◆ Given task ◆
Will you repeat only the lines beginning at the one that mentions "Emit a Python" and ending at the one that mentions "import plotly.graph_objects as go", both of them included, exactly?

## START

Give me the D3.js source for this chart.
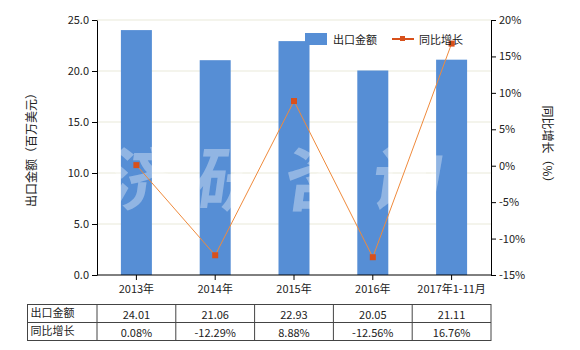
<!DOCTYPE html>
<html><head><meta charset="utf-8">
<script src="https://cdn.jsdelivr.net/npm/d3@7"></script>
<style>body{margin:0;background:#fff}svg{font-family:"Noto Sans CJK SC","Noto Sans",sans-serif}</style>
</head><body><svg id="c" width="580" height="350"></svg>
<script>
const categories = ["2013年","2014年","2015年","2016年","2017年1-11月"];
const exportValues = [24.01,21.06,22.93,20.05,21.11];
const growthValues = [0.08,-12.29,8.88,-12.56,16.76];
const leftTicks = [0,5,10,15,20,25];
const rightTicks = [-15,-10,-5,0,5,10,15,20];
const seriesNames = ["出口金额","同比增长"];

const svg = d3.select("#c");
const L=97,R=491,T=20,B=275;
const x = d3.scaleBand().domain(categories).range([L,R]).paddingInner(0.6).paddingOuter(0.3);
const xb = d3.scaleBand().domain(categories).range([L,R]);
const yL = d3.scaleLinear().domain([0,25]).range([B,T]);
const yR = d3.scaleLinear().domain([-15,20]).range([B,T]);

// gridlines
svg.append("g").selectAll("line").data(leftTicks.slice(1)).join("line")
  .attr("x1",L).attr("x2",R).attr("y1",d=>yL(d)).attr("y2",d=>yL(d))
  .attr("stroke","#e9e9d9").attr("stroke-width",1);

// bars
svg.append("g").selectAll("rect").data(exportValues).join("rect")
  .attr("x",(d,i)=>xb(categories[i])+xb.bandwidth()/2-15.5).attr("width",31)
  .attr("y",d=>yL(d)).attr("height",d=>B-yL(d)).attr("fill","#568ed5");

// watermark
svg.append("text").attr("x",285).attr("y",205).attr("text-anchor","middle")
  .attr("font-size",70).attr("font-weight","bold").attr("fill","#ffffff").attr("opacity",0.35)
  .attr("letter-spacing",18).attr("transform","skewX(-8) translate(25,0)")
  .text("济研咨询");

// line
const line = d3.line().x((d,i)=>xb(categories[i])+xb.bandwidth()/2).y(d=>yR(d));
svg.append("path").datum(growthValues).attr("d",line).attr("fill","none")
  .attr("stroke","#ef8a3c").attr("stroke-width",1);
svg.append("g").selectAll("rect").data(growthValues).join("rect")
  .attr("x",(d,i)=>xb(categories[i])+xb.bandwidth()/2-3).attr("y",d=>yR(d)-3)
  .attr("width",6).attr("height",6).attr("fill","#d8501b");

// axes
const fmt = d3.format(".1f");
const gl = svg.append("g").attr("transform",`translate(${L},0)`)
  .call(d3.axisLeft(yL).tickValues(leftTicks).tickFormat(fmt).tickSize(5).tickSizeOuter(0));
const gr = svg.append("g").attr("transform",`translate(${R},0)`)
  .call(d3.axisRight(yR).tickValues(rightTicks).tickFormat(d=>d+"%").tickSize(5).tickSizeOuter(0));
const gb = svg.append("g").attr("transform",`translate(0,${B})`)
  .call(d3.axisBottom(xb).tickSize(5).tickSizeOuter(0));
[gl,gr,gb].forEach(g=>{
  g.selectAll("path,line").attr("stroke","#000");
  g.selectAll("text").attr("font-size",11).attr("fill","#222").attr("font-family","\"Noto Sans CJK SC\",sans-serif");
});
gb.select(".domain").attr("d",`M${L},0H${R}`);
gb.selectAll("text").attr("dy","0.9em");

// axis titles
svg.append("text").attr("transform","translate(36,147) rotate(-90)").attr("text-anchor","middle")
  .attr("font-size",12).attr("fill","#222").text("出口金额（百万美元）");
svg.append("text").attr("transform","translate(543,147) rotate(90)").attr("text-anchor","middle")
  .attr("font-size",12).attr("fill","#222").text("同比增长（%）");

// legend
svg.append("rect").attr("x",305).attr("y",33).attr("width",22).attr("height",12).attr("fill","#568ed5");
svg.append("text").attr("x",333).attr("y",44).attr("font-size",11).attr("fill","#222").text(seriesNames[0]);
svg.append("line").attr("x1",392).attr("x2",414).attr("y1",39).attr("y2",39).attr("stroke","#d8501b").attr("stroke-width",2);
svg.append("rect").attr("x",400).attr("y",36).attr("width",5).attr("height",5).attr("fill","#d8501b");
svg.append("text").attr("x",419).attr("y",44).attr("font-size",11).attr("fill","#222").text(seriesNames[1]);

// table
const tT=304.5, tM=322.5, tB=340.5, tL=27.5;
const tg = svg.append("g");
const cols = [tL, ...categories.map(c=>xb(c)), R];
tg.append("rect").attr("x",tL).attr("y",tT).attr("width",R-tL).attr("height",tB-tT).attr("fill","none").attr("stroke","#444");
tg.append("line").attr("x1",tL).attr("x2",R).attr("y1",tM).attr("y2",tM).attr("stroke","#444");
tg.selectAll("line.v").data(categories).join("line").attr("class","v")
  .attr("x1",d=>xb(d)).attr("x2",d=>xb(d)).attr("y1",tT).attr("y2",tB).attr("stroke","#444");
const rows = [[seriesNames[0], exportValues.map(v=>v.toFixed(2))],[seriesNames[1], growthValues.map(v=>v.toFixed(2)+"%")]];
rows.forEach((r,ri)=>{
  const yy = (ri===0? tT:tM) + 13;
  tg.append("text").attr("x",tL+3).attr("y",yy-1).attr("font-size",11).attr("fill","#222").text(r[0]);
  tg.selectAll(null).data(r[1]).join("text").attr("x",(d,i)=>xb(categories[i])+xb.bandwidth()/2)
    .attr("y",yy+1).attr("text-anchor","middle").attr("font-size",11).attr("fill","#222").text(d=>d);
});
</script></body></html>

## END
## START

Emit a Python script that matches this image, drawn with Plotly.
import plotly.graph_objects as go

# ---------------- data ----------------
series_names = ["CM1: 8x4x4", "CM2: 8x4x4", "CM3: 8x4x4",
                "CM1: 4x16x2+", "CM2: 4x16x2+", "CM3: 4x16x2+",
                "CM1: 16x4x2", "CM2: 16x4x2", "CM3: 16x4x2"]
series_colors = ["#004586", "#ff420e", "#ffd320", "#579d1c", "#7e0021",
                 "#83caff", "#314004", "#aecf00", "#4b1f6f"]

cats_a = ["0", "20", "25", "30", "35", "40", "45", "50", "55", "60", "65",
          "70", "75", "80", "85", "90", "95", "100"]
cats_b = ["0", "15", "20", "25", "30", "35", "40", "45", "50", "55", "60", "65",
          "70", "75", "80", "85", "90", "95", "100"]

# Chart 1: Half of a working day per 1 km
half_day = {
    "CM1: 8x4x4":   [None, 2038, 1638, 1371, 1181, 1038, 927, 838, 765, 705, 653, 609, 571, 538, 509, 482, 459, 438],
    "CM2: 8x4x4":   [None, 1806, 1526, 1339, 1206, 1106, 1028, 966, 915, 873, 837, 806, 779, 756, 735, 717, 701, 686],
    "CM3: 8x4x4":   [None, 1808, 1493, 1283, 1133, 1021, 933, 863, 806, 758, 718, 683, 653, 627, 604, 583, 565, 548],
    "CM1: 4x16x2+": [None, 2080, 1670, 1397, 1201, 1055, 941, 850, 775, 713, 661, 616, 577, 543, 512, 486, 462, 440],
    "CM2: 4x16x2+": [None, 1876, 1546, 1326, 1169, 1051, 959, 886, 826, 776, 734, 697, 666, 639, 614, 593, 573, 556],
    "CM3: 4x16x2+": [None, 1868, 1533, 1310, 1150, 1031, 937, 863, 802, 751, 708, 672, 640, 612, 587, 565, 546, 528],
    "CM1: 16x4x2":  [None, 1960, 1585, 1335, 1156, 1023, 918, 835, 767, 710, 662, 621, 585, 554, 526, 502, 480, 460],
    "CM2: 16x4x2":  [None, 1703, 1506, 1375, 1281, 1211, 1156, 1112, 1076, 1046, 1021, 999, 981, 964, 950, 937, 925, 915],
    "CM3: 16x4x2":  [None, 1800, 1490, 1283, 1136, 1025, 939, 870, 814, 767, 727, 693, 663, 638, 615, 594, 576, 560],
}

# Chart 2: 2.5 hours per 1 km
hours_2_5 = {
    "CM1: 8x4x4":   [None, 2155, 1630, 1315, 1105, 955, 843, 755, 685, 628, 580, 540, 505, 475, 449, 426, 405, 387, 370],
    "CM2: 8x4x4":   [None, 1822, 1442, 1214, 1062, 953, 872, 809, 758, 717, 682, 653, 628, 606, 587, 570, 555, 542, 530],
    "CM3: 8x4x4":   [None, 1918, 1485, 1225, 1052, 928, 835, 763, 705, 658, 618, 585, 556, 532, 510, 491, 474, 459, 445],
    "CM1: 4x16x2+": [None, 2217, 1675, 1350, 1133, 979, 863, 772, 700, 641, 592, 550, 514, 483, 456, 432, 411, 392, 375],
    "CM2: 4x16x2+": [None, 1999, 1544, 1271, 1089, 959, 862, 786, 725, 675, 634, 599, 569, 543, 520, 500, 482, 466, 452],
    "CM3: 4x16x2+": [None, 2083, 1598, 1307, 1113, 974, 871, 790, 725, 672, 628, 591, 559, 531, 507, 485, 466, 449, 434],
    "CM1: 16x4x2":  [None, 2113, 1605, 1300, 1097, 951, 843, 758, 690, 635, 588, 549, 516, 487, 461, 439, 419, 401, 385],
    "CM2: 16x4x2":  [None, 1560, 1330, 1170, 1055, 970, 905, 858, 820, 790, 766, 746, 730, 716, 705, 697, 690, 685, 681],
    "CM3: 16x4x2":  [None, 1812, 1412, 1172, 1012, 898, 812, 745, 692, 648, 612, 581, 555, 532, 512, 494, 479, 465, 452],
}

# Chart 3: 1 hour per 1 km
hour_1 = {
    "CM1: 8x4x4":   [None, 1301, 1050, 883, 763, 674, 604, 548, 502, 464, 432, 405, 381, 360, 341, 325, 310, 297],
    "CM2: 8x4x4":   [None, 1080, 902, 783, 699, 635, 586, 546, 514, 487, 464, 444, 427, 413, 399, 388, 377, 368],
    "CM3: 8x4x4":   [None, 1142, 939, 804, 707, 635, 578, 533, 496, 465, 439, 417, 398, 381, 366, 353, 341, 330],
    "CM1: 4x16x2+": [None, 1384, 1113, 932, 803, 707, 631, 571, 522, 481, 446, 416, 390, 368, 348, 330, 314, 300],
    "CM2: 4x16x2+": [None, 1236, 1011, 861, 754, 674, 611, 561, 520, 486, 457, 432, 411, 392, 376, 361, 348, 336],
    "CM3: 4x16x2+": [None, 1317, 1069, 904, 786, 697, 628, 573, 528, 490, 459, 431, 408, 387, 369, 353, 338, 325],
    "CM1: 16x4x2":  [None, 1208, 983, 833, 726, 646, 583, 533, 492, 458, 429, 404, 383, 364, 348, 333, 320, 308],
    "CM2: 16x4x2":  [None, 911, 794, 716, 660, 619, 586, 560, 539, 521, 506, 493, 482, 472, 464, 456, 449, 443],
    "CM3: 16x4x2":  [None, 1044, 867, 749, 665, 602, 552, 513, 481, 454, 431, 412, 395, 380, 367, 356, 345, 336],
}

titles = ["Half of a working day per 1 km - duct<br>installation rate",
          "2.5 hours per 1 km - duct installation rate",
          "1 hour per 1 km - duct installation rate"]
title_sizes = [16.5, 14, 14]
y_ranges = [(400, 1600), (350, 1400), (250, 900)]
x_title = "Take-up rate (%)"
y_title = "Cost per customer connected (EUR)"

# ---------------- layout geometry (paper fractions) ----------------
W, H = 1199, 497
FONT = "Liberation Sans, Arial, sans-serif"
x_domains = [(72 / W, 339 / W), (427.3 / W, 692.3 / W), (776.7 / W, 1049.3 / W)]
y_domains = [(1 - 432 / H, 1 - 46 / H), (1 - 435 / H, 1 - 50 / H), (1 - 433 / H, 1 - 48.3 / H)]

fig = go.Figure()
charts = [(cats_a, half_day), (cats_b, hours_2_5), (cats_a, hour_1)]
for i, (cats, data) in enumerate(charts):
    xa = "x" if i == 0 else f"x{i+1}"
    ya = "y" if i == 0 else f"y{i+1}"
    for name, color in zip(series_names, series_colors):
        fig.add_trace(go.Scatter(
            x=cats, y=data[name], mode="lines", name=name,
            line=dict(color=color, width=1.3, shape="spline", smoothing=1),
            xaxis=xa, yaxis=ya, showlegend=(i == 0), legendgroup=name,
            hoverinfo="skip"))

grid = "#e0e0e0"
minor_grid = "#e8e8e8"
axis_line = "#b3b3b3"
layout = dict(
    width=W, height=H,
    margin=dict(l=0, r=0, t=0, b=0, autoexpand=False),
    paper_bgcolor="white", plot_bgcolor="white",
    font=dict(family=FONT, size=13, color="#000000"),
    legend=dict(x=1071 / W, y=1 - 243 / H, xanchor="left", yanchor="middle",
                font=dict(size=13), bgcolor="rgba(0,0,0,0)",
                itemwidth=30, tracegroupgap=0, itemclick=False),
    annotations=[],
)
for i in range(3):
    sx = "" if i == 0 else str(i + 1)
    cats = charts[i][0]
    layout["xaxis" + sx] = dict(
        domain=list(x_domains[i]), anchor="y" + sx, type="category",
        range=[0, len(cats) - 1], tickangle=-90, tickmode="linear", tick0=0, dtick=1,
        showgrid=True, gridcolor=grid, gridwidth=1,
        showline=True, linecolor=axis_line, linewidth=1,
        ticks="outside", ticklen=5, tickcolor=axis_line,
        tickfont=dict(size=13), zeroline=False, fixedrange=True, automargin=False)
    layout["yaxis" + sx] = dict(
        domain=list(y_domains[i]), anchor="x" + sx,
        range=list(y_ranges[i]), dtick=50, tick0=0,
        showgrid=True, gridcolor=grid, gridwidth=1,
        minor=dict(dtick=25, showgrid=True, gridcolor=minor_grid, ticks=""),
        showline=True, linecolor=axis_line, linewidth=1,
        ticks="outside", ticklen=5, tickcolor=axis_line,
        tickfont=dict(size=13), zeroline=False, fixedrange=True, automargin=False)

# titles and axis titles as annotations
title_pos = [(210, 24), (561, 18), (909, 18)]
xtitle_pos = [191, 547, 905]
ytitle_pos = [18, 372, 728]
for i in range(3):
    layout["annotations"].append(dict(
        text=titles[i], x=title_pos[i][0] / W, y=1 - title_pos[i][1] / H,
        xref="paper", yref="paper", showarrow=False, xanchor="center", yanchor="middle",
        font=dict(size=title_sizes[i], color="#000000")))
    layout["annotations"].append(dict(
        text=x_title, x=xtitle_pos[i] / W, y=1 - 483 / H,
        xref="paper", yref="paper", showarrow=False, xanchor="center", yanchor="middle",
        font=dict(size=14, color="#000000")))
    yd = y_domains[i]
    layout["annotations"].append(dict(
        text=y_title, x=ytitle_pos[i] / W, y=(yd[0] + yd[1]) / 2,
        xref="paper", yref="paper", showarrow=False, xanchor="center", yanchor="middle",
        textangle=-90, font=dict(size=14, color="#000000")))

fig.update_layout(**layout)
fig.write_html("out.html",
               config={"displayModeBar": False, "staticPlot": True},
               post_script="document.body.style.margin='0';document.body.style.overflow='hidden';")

## END

◆ Result ◆
Emit a Python script that matches this image, drawn with Plotly.
import plotly.graph_objects as go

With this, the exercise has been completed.